An exact copy of all the data is required, with pictures left out.

====================

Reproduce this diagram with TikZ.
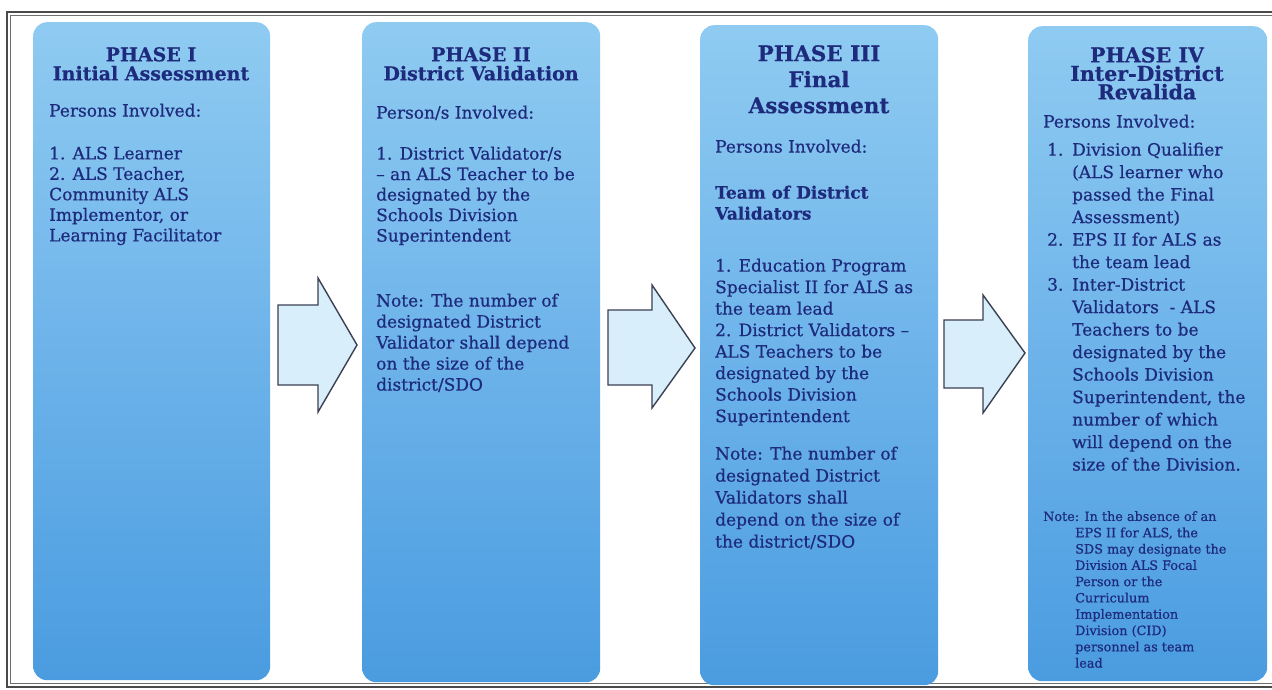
\documentclass[tikz,border=0pt]{standalone}
\usepackage{fontspec}
\setmainfont{DejaVu Serif}
\newfontfamily\bodyfnt{DejaVu Serif}[FakeBold=0.6]
\newfontfamily\ttlfnt{DejaVu Serif}[BoldFeatures={FakeBold=0.5}]
\definecolor{ink}{HTML}{1E2A7C}
\definecolor{boxtop}{HTML}{8FCBF1}
\definecolor{boxmid}{HTML}{6DB3EA}
\definecolor{boxbot}{HTML}{4A9CE0}
\definecolor{arrfill}{HTML}{D8EFFB}
\definecolor{arrline}{HTML}{3B4052}
\definecolor{framec}{HTML}{4A4A4A}
\begin{document}
\begin{tikzpicture}[x=1pt,y=-1pt,
  phasebox/.style={rounded corners=14pt, top color=boxtop, bottom color=boxbot, middle color=boxmid,
    draw=none, anchor=north west, inner sep=0, minimum width=#1},
  ttl/.style={font=\ttlfnt\bfseries\fontsize{19}{19}\selectfont, text=ink, align=center, inner sep=0, anchor=north},
  bigttl/.style={font=\ttlfnt\bfseries\fontsize{21.5}{26}\selectfont, text=ink, align=center, inner sep=0, anchor=north},
  body/.style={font=\bodyfnt\fontsize{17}{20.5}\selectfont, text=ink, align=left, inner sep=0, anchor=north west},
  bodyb/.style={body, font=\ttlfnt\bfseries\fontsize{17}{21}\selectfont},
  small/.style={font=\bodyfnt\fontsize{12.8}{16.3}\selectfont, text=ink, align=left, inner sep=0, anchor=north west},
  blockarrow/.style={fill=arrfill, draw=arrline, line width=1.4pt, line join=miter}
]
\clip (0,0) rectangle (1272,690);
\fill[white] (0,0) rectangle (1272,690);
% frame
\draw[framec, line width=1.8pt] (7,12) rectangle (1290,687);
\draw[framec!80, line width=0.7pt] (10.5,15.5) rectangle (1290,683.5);

% phase boxes
\node[phasebox=237pt, minimum height=658pt] (p1) at (33,22) {};
\node[phasebox=238pt, minimum height=660pt] (p2) at (362,22) {};
\node[phasebox=238pt, minimum height=660pt] (p3) at (700,25) {};
\node[phasebox=239pt, minimum height=655pt] (p4) at (1028,26) {};

% arrows
\draw[blockarrow] (278,305) -- (318,305) -- (318,278) -- (357,345) -- (318,412) -- (318,385) -- (278,385) -- cycle;
\draw[blockarrow] (608,310) -- (652,310) -- (652,285) -- (695,348) -- (652,408) -- (652,385) -- (608,385) -- cycle;
\draw[blockarrow] (944,320) -- (983,320) -- (983,295) -- (1025,353) -- (983,413) -- (983,388) -- (944,388) -- cycle;

% Phase I
\node[ttl] (t1) at (151,47) {PHASE I\\Initial Assessment};
\node[body] (h1) at (49,103.5) {Persons Involved:};
\node[body] (l1) at (49,146.5) {1. ALS Learner\\2. ALS Teacher,\\Community ALS\\Implementor, or\\Learning Facilitator};

% Phase II
\node[ttl] (t2) at (481,47) {PHASE II\\District Validation};
\node[body] (h2) at (376,105.5) {Person/s Involved:};
\node[body] (l2) at (376,146.5) {1. District Validator/s\\– an ALS Teacher to be\\designated by the\\Schools Division\\Superintendent};
\node[body, font=\bodyfnt\fontsize{17}{21}\selectfont] (n2) at (376,293.5) {Note: The number of\\designated District\\Validator shall depend\\on the size of the\\district/SDO};

% Phase III
\node[bigttl] (t3) at (819,45) {PHASE III\\Final\\Assessment};
\node[body] (h3) at (715,139.5) {Persons Involved:};
\node[bodyb] (b3) at (715,185.5) {Team of District\\Validators};
\node[body, font=\bodyfnt\fontsize{17}{21.5}\selectfont] (l3) at (715,258.5) {1. Education Program\\Specialist II for ALS as\\the team lead\\2. District Validators –\\ALS Teachers to be\\designated by the\\Schools Division\\Superintendent};
\node[body, font=\bodyfnt\fontsize{17}{22}\selectfont] (n3) at (715,446.5) {Note: The number of\\designated District\\Validators shall\\depend on the size of\\the district/SDO};

% Phase IV
\node[bigttl, font=\ttlfnt\bfseries\fontsize{20.5}{18.5}\selectfont] (t4) at (1147,47) {PHASE IV\\Inter-District\\Revalida};
\node[body] (h4) at (1043,114.5) {Persons Involved:};
\node[body, font=\bodyfnt\fontsize{17}{22.5}\selectfont] (l4) at (1047,142.5) {\makebox[25pt][l]{1.}Division Qualifier\\
\hspace*{25pt}(ALS learner who\\
\hspace*{25pt}passed the Final\\
\hspace*{25pt}Assessment)\\
\makebox[25pt][l]{2.}EPS II for ALS as\\
\hspace*{25pt}the team lead\\
\makebox[25pt][l]{3.}Inter-District\\
\hspace*{25pt}Validators \ - ALS\\
\hspace*{25pt}Teachers to be\\
\hspace*{25pt}designated by the\\
\hspace*{25pt}Schools Division\\
\hspace*{25pt}Superintendent, the\\
\hspace*{25pt}number of which\\
\hspace*{25pt}will depend on the\\
\hspace*{25pt}size of the Division.};
\node[small] (n4) at (1043,511) {Note: In the absence of an\\
\hspace*{32pt}EPS II for ALS, the\\
\hspace*{32pt}SDS may designate the\\
\hspace*{32pt}Division ALS Focal\\
\hspace*{32pt}Person or the\\
\hspace*{32pt}Curriculum\\
\hspace*{32pt}Implementation\\
\hspace*{32pt}Division (CID)\\
\hspace*{32pt}personnel as team\\
\hspace*{32pt}lead};
\end{tikzpicture}
\end{document}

====================

**RESULT FOR THIS EXERCISE:**
Reproduce this diagram with TikZ.
\documentclass[tikz,border=0pt]{standalone}
\usepackage{fontspec}
\setmainfont{DejaVu Serif}
\newfontfamily\bodyfnt{DejaVu Serif}[FakeBold=0.6]
\newfontfamily\ttlfnt{DejaVu Serif}[BoldFeatures={FakeBold=0.5}]
\definecolor{ink}{HTML}{1E2A7C}
\definecolor{boxtop}{HTML}{8FCBF1}
\definecolor{boxmid}{HTML}{6DB3EA}
\definecolor{boxbot}{HTML}{4A9CE0}
\definecolor{arrfill}{HTML}{D8EFFB}
\definecolor{arrline}{HTML}{3B4052}
\definecolor{framec}{HTML}{4A4A4A}
\begin{document}
\begin{tikzpicture}[x=1pt,y=-1pt,
  phasebox/.style={rounded corners=14pt, top color=boxtop, bottom color=boxbot, middle color=boxmid,
    draw=none, anchor=north west, inner sep=0, minimum width=#1},
  ttl/.style={font=\ttlfnt\bfseries\fontsize{19}{19}\selectfont, text=ink, align=center, inner sep=0, anchor=north},
  bigttl/.style={font=\ttlfnt\bfseries\fontsize{21.5}{26}\selectfont, text=ink, align=center, inner sep=0, anchor=north},
  body/.style={font=\bodyfnt\fontsize{17}{20.5}\selectfont, text=ink, align=left, inner sep=0, anchor=north west},
  bodyb/.style={body, font=\ttlfnt\bfseries\fontsize{17}{21}\selectfont},
  small/.style={font=\bodyfnt\fontsize{12.8}{16.3}\selectfont, text=ink, align=left, inner sep=0, anchor=north west},
  blockarrow/.style={fill=arrfill, draw=arrline, line width=1.4pt, line join=miter}
]
\clip (0,0) rectangle (1272,690);
\fill[white] (0,0) rectangle (1272,690);
% frame
\draw[framec, line width=1.8pt] (7,12) rectangle (1290,687);
\draw[framec!80, line width=0.7pt] (10.5,15.5) rectangle (1290,683.5);

% phase boxes
\node[phasebox=237pt, minimum height=658pt] (p1) at (33,22) {};
\node[phasebox=238pt, minimum height=660pt] (p2) at (362,22) {};
\node[phasebox=238pt, minimum height=660pt] (p3) at (700,25) {};
\node[phasebox=239pt, minimum height=655pt] (p4) at (1028,26) {};

% arrows
\draw[blockarrow] (278,305) -- (318,305) -- (318,278) -- (357,345) -- (318,412) -- (318,385) -- (278,385) -- cycle;
\draw[blockarrow] (608,310) -- (652,310) -- (652,285) -- (695,348) -- (652,408) -- (652,385) -- (608,385) -- cycle;
\draw[blockarrow] (944,320) -- (983,320) -- (983,295) -- (1025,353) -- (983,413) -- (983,388) -- (944,388) -- cycle;

% Phase I
\node[ttl] (t1) at (151,47) {PHASE I\\Initial Assessment};
\node[body] (h1) at (49,103.5) {Persons Involved:};
\node[body] (l1) at (49,146.5) {1. ALS Learner\\2. ALS Teacher,\\Community ALS\\Implementor, or\\Learning Facilitator};

% Phase II
\node[ttl] (t2) at (481,47) {PHASE II\\District Validation};
\node[body] (h2) at (376,105.5) {Person/s Involved:};
\node[body] (l2) at (376,146.5) {1. District Validator/s\\– an ALS Teacher to be\\designated by the\\Schools Division\\Superintendent};
\node[body, font=\bodyfnt\fontsize{17}{21}\selectfont] (n2) at (376,293.5) {Note: The number of\\designated District\\Validator shall depend\\on the size of the\\district/SDO};

% Phase III
\node[bigttl] (t3) at (819,45) {PHASE III\\Final\\Assessment};
\node[body] (h3) at (715,139.5) {Persons Involved:};
\node[bodyb] (b3) at (715,185.5) {Team of District\\Validators};
\node[body, font=\bodyfnt\fontsize{17}{21.5}\selectfont] (l3) at (715,258.5) {1. Education Program\\Specialist II for ALS as\\the team lead\\2. District Validators –\\ALS Teachers to be\\designated by the\\Schools Division\\Superintendent};
\node[body, font=\bodyfnt\fontsize{17}{22}\selectfont] (n3) at (715,446.5) {Note: The number of\\designated District\\Validators shall\\depend on the size of\\the district/SDO};

% Phase IV
\node[bigttl, font=\ttlfnt\bfseries\fontsize{20.5}{18.5}\selectfont] (t4) at (1147,47) {PHASE IV\\Inter-District\\Revalida};
\node[body] (h4) at (1043,114.5) {Persons Involved:};
\node[body, font=\bodyfnt\fontsize{17}{22.5}\selectfont] (l4) at (1047,142.5) {\makebox[25pt][l]{1.}Division Qualifier\\
\hspace*{25pt}(ALS learner who\\
\hspace*{25pt}passed the Final\\
\hspace*{25pt}Assessment)\\
\makebox[25pt][l]{2.}EPS II for ALS as\\
\hspace*{25pt}the team lead\\
\makebox[25pt][l]{3.}Inter-District\\
\hspace*{25pt}Validators \ - ALS\\
\hspace*{25pt}Teachers to be\\
\hspace*{25pt}designated by the\\
\hspace*{25pt}Schools Division\\
\hspace*{25pt}Superintendent, the\\
\hspace*{25pt}number of which\\
\hspace*{25pt}will depend on the\\
\hspace*{25pt}size of the Division.};
\node[small] (n4) at (1043,511) {Note: In the absence of an\\
\hspace*{32pt}EPS II for ALS, the\\
\hspace*{32pt}SDS may designate the\\
\hspace*{32pt}Division ALS Focal\\
\hspace*{32pt}Person or the\\
\hspace*{32pt}Curriculum\\
\hspace*{32pt}Implementation\\
\hspace*{32pt}Division (CID)\\
\hspace*{32pt}personnel as team\\
\hspace*{32pt}lead};
\end{tikzpicture}
\end{document}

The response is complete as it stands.